Social sorting is normal and natural. We develop bonds with people who share our interests, whether the commonality is professional, religious, political or recreational. Often multiple factors influence who we connect with (e.g., people in my faith community who have children the same age as mine, or people in my office who share my political views and are the same gender as me).
I do this. You do this. We all do this in some way.
Unity in Uniformity
This selection process is not entirely beneficial. We can easily cut out of our lives nearly everyone whose differentness makes us uncomfortable. We may only reach out to people of the same age, race, and socio-economic level. We may only make friends with people in our own denomination or religion. We may un-follow or un-friend everyone on Facebook who posts quotes for that other political party. This is the comfortable route. This is the least unsettling-path. This is also the best way to lose a broad perspective on life and the world.
Unity in Diversity
In my understanding, social diversity is a central feature of the kingdom of God. Jesus worked to break down the dividing walls of age, race, ethnicity, gender, social status, economic level, and all of the other major divisions.
Jesus welcomed the young children who the disciples tried to push away.
Jesus taught women (not just men) and had them travel with him.
Jesus called the rich tax collector and the poor fishermen to follow him.
Jesus sent his followers to every corner of the globe.
Jesus prayed that this diverse group would be unified (John 17:11-23).

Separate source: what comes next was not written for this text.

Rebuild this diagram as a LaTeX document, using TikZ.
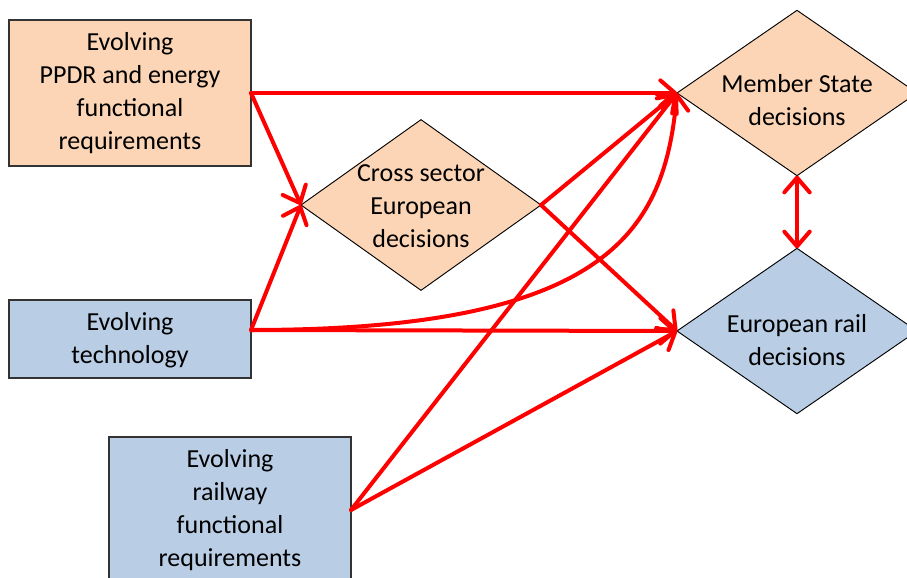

Paul understood this social revolution and highlighted its significance for the church. We should not jump too quickly over the emotional content of these lists:
There is neither Jew nor Gentile, neither slave nor free, nor is there male and female, for you are all one in Christ Jesus. (Galatians 3:28, NIV)

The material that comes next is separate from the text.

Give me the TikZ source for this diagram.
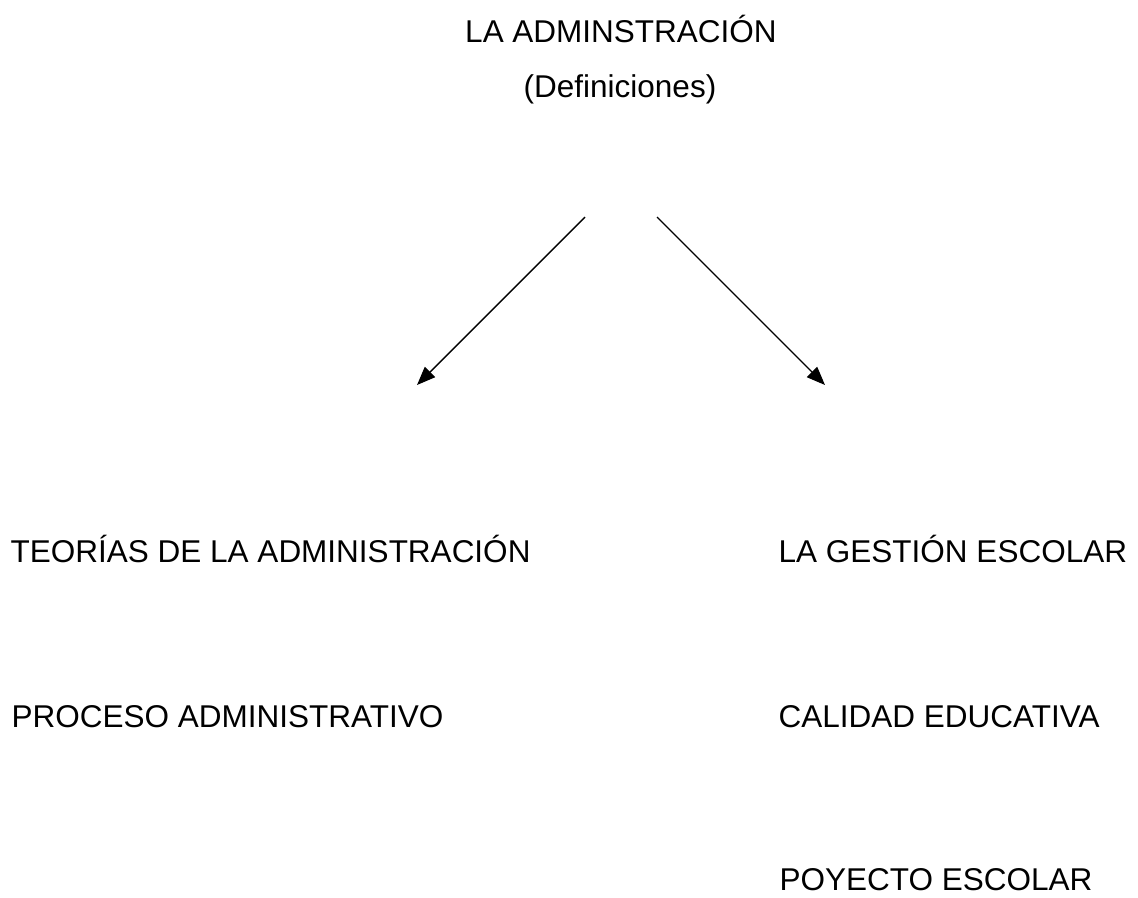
\documentclass[tikz,border=0pt]{standalone}
\usepackage{fontspec}
\setmainfont{Liberation Sans}
\usetikzlibrary{arrows.meta}
\tikzset{tema/.style={anchor=base west, inner sep=0pt},
	cabeza/.style={anchor=base, inner sep=0pt}}
\begin{document}
\begin{tikzpicture}[x=0.025cm, y=-0.025cm, line join=round, >={Triangle[length=0.46cm,width=0.36cm]}, line width=1pt, font=\fontsize{22.4}{27}\selectfont]
			\useasboundingbox (0,0) rectangle (1138,897);
			\node[cabeza] (titulo) at (621,42) {LA ADMINSTRACIÓN};
			\node[cabeza] (defin) at (620,97) {(Definiciones)};
			\coordinate (ai) at (585,217); \coordinate (bi) at (417,385);
			\coordinate (ad) at (657,217); \coordinate (bd) at (825,385);
			\draw[->] (ai)--(bi);
			\draw[->] (ad)--(bd);
			\node[tema] (teorias) at (10,562) {TEORÍAS DE LA ADMINISTRACIÓN};
			\node[tema] (proceso) at (11,727) {PROCESO ADMINISTRATIVO};
			\node[tema] (gestion) at (778,562) {LA GESTIÓN ESCOLAR};
			\node[tema] (calidad) at (778,727) {CALIDAD EDUCATIVA};
			\node[tema] (poyecto) at (779,890) {POYECTO ESCOLAR};
		\end{tikzpicture}
\end{document}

Here there is no Gentile or Jew, circumcised or uncircumcised, barbarian, Scythian, slave or free, but Christ is all, and is in all. (Colossians 3:11, NIV)
Paul also spoke to the need for people with various gifts to be unified in one body (Romans 12:3-8; 1 Corinthians 12; Ephesians 4).
John wrote of the diverse group of humanity gathered in the age to come.
After this I looked, and there before me was a great multitude that no one could count, from every nation, tribe, people and language, standing before the throne and before the Lamb. They were wearing white robes and were holding palm branches in their hands. (Revelation 7:9; see also 5:9)
Ellen White, an early leader in the Seventh-day Adventist church, spoke much of unity in diversity.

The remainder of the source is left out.